=== ENTRIES PROVIDED ===

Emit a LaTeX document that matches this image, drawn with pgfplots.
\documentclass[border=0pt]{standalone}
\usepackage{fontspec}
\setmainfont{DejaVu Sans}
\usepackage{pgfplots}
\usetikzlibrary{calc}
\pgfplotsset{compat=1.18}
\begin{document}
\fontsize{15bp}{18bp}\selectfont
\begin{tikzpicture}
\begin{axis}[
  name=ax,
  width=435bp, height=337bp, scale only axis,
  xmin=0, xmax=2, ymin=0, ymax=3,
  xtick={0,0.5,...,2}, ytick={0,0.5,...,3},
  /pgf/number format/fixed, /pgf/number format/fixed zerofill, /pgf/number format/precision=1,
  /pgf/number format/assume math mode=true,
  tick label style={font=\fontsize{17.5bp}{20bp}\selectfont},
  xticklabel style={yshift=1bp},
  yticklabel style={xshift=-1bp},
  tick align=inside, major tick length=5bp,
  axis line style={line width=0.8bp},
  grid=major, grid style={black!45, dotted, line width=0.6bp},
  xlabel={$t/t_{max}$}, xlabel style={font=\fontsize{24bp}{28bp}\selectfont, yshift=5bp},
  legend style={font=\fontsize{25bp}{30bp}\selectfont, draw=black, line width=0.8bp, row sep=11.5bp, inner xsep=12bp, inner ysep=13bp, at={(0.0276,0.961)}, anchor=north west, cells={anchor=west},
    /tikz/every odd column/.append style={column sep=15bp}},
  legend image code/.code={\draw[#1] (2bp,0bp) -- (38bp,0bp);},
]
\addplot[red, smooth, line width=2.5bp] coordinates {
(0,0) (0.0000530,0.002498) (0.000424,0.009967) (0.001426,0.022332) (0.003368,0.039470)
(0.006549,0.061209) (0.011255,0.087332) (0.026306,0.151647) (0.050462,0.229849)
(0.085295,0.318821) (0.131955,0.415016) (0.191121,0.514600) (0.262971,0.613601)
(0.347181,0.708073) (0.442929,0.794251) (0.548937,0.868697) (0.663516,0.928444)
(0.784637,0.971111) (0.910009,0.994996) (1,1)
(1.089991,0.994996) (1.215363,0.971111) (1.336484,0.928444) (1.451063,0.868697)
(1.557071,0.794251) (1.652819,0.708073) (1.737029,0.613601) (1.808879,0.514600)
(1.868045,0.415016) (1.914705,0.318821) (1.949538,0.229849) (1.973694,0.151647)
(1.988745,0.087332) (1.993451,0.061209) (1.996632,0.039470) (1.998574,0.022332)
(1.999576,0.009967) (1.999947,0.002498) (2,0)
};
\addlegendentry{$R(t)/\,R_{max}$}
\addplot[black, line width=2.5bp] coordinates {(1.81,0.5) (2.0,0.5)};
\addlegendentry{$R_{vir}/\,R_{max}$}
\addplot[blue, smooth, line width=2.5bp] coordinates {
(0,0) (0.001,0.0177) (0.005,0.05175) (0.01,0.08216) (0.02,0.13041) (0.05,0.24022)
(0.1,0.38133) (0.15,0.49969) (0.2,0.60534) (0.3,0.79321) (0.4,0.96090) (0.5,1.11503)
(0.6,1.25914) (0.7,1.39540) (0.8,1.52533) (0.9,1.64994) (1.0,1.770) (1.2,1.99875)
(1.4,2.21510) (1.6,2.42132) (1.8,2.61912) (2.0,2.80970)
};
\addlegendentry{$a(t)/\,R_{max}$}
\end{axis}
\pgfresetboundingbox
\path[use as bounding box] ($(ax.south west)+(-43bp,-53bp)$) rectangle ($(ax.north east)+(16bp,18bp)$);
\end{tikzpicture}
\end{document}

===
=== ENTRIES PROVIDED ===

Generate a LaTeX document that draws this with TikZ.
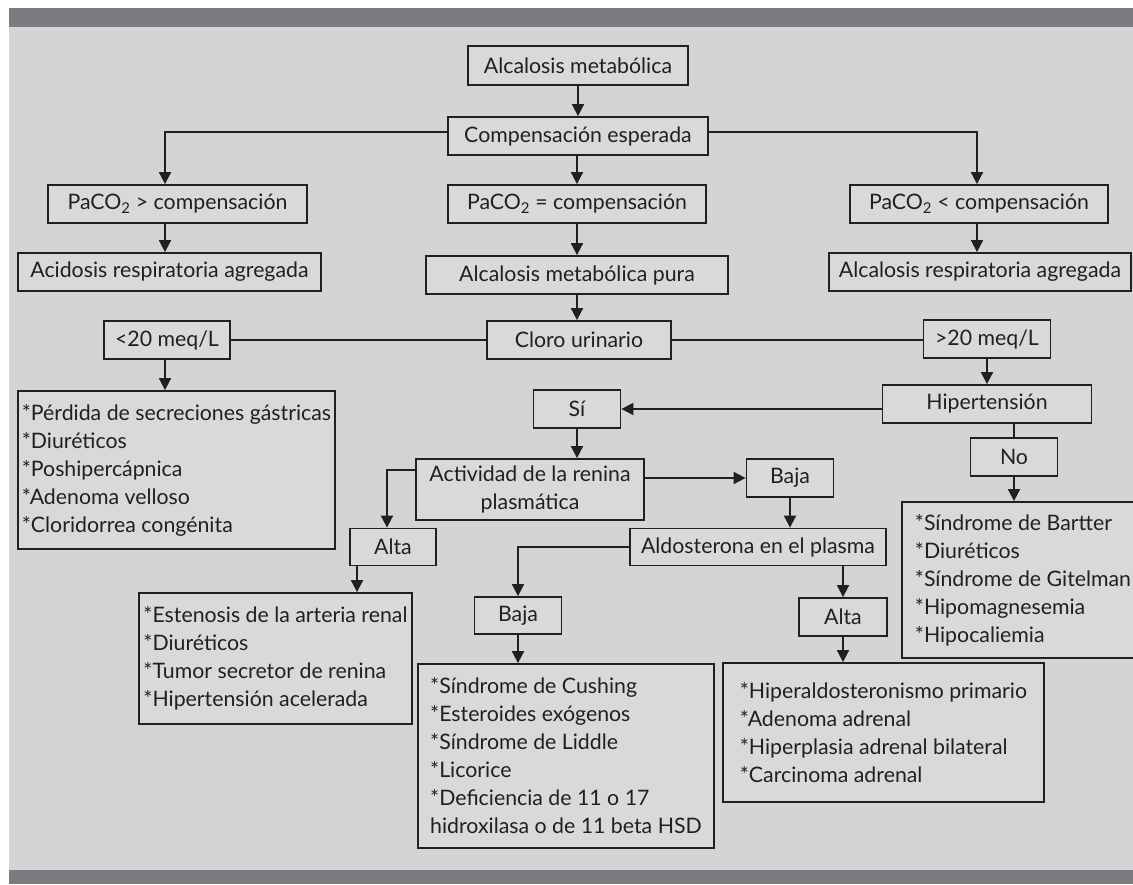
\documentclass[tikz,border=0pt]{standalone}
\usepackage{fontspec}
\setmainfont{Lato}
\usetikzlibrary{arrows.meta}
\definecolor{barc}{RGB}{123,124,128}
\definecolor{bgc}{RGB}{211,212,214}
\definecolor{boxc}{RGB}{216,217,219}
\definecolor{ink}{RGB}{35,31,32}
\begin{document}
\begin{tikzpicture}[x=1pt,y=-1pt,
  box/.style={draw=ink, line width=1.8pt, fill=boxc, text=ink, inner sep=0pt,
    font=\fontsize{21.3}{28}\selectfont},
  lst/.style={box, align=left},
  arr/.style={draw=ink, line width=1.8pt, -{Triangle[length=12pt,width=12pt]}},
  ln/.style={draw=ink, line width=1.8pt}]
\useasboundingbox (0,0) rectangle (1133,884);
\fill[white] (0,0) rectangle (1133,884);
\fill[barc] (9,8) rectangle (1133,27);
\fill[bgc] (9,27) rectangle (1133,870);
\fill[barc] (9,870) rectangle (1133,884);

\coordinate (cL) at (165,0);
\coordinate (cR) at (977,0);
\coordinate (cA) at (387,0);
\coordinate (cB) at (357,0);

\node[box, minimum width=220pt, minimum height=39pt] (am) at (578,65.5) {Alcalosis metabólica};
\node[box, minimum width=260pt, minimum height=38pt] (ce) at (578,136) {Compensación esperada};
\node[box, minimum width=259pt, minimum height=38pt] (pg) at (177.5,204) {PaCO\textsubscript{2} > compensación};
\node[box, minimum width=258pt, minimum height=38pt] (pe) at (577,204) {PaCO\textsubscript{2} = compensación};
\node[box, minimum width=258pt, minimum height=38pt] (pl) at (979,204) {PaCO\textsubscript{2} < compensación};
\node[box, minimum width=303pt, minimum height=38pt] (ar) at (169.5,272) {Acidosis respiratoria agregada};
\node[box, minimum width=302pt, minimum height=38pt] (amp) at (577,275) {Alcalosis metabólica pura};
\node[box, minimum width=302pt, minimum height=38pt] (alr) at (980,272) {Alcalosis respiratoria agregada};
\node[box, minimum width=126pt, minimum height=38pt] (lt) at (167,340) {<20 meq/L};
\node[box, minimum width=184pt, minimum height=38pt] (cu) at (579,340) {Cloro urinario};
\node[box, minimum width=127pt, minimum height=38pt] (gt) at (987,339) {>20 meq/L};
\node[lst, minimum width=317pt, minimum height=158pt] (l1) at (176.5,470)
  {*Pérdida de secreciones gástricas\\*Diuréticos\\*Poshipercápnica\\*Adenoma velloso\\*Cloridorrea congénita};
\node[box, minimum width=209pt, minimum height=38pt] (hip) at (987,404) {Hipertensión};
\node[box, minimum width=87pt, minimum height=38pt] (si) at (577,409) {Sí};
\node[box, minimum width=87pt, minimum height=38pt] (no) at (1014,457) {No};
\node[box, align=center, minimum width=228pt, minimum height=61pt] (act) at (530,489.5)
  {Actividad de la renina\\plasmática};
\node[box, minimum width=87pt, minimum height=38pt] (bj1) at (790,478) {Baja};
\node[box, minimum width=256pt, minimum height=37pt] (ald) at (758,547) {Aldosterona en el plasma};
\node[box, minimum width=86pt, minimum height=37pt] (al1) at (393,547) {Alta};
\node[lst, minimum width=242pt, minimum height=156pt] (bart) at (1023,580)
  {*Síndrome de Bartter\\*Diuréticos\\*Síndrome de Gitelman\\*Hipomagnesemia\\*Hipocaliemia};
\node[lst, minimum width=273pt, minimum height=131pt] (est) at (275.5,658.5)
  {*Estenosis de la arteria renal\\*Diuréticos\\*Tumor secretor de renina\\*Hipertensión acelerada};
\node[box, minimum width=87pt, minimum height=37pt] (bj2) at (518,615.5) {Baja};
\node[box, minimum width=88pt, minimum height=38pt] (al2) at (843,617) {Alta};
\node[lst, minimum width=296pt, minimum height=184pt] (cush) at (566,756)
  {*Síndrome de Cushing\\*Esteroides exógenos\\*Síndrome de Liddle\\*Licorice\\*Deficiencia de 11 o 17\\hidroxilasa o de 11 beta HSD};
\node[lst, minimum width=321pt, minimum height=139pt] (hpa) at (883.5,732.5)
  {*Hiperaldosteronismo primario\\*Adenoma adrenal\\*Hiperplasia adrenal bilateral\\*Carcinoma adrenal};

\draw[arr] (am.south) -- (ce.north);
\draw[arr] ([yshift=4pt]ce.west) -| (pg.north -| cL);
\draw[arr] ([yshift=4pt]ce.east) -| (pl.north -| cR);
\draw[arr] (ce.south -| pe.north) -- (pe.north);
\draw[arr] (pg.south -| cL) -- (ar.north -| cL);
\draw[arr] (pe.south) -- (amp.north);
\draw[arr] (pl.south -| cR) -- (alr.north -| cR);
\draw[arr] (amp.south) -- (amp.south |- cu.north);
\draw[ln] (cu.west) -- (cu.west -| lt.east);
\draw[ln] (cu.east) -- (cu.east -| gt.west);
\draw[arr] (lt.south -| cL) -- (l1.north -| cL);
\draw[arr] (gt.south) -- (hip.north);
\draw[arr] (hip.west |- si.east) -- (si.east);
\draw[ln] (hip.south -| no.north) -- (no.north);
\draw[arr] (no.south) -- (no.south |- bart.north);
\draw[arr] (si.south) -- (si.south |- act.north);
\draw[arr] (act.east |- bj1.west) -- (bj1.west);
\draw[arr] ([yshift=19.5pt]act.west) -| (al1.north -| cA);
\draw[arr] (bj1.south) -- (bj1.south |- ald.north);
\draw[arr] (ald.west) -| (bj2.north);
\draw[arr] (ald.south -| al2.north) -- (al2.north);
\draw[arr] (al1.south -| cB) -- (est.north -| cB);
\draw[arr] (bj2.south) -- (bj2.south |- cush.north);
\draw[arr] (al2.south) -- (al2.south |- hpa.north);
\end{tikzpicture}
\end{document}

===

STATED EXERCISE => Quote word for word only the lines above from the one containing "Generate a LaTeX" through the one containing "(9,870) rectangle (1133,884);". Pictures stay out of your copy.

FINISHED ANSWER =>
Generate a LaTeX document that draws this with TikZ.
\documentclass[tikz,border=0pt]{standalone}
\usepackage{fontspec}
\setmainfont{Lato}
\usetikzlibrary{arrows.meta}
\definecolor{barc}{RGB}{123,124,128}
\definecolor{bgc}{RGB}{211,212,214}
\definecolor{boxc}{RGB}{216,217,219}
\definecolor{ink}{RGB}{35,31,32}
\begin{document}
\begin{tikzpicture}[x=1pt,y=-1pt,
  box/.style={draw=ink, line width=1.8pt, fill=boxc, text=ink, inner sep=0pt,
    font=\fontsize{21.3}{28}\selectfont},
  lst/.style={box, align=left},
  arr/.style={draw=ink, line width=1.8pt, -{Triangle[length=12pt,width=12pt]}},
  ln/.style={draw=ink, line width=1.8pt}]
\useasboundingbox (0,0) rectangle (1133,884);
\fill[white] (0,0) rectangle (1133,884);
\fill[barc] (9,8) rectangle (1133,27);
\fill[bgc] (9,27) rectangle (1133,870);
\fill[barc] (9,870) rectangle (1133,884);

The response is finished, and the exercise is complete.